Den Taliban in die Hände

»Gastrecht verwirkt«: Laschet und Seehofer für weitere Abschiebungen nach Afghanistan. Nächster Flug nach Kabul könnte schon am Dienstag starten

von Ulla Jelpke (erschienen in der jungen Welt vom 03.08.2021)

NRW-Ministerpräsident und CDU-Kanzlerkandidat Armin Laschet (CDU) hat sich am Montag in Bild für weitere Abschiebungen nach Afghanistan ausgesprochen. Wer in Deutschland straffällig werde, habe sein »Gastrecht verwirkt«. Am Wochenende hatte bereits Bundesinnenminister Horst Seehofer (CSU) für weitere Abschiebungen in das Kriegsland plädiert. Man verhandle gerade mit Kabul, damit weiterhin dorthin abgeschoben werden könne, sagte er der Bild am Sonntag. Die afghanische Regierung hatte Anfang Juli angesichts des schnellen Vormarschs der islamistischen Taliban bei gleichzeitigem Abzug der NATO-Truppen mitgeteilt, dass Abschiebungen für die Dauer von drei Monaten ausgesetzt werden sollten.

Auf eine Anfrage der Fraktion von Die Linke im Bundestag hin teilte die Bundesregierung am 29. Juli mit, man prüfe die Ankündigung der afghanischen Regierung weiterhin »eingehend«. Nach Berichten der Menschenrechtsorganisation Pro Asyl setzt die Bundesregierung die Regierung in Kabul jedoch unter Druck, Abgeschobene weiterhin zurückzunehmen. Pro Asyl veröffentlichte zudem am Montag auf Twitter die Information, dass bereits am Dienstag möglicherweise der nächste Abschiebeflug starten könnte. Während Schweden, Finnland und Norwegen verkündet haben, Abschiebungen auszusetzen, legte das SPD-geführte Auswärtige Amt Mitte Juli einen neuen Lagebericht vor, der einer Gefährdung von Rückkehrern trotz der schweren Kämpfe im Land widerspricht.

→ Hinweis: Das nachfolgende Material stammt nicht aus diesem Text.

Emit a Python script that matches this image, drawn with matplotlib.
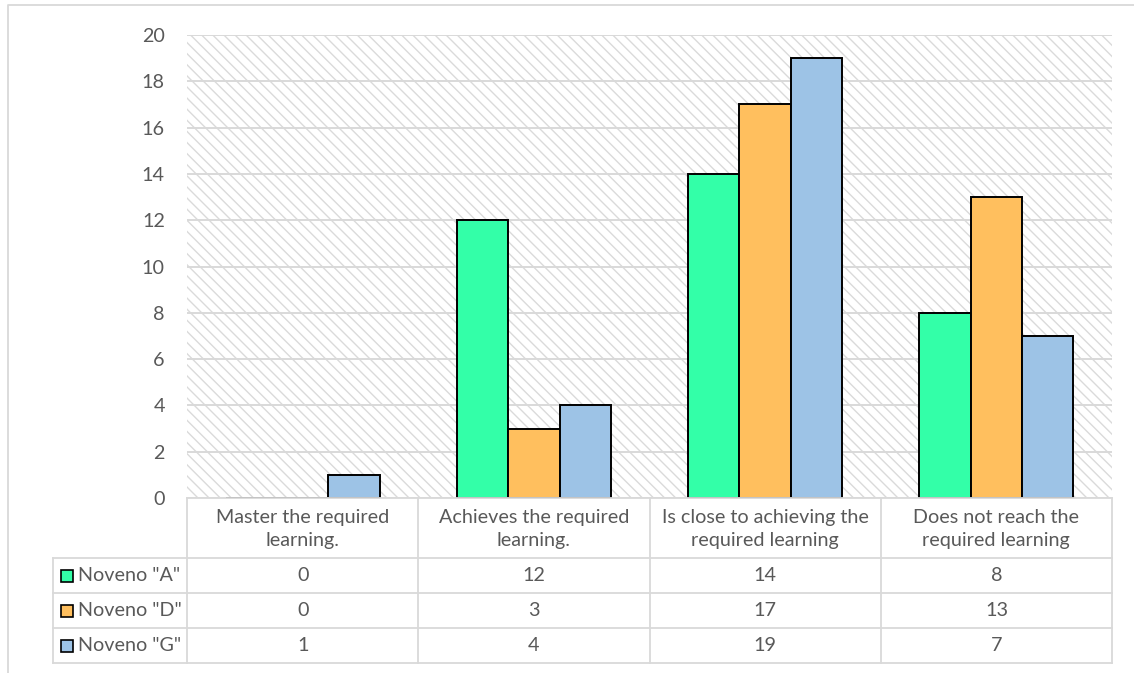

Unterdessen sind afghanische Geflüchtete vor deutschen Gerichten zunehmend erfolgreich darin, ihr Recht auf Schutz einzuklagen: Bei insgesamt 4.212 inhaltlichen Entscheidungen zwischen Januar und Mai des laufenden Jahres erhielten die Kläger in 3.203 Fällen hierzulande Schutz. Das zeigt die Antwort auf dieselbe Linke-Anfrage. Mehr als drei Viertel der beklagten Afghanistan-Bescheide des Bundesamts für Migration und Flüchtlinge (BAMF) erwiesen sich somit bei inhaltlicher Prüfung durch die Gerichte als rechtswidrig – noch mehr als im vorigen Jahr, in dem 60 Prozent der angefochtenen Bescheide von Gerichten korrigiert werden mussten. Im laufenden Jahr hat die Asylbehörde in 3.203 Fällen Asylsuchenden aus Afghanistan den benötigten Schutz vorenthalten oder einen unzureichenden Schutzstatus erteilt.

Die hohe Fehlerquote bei den Asylbescheiden steht in direktem Gegensatz dazu, dass sich die Zahl der zivilen Opfer in dem Kriegsland laut UN-Bericht auf dem höchsten Stand seit Beginn der Aufzeichnungen im Jahr 2009 befindet. Allein im Mai und Juni 2021 wurden 2.392 Zivilisten verletzt oder getötet. Unter den Getöteten befindet sich auch ein Mann, der im Februar aus Deutschland nach Afghanistan abgeschoben wurde. Er hatte sich einem Rekrutierungsversuch der Taliban widersetzt und wurde dann bei einem Granatenangriff auf sein Haus tödlich verletzt. SPD, Grüne und Linke fordern einen sofortigen Abschiebestopp für Afghanistan. Seehofer kündigt unterdessen bereits an, die Zahl der Abschiebungen nach Ende der Pandemie wieder deutlich erhöhen zu wollen.

Schweigen herrscht seitens der Unionsparteien hingegen in Bezug auf die Situation im Mittelmeer – seit beinahe zehn Monaten hat die Bundesregierung sich nicht mehr an der Aufnahme von geretteten Geflüchteten beteiligt. Die Seenotrettungsorganisationen SOS Méditerranée, Sea-Watch und Resqship haben am Wochenende mehr als 700 Geflüchtete in Seenot gerettet, die nun auf die Zuweisung eines sicheren Hafens warten.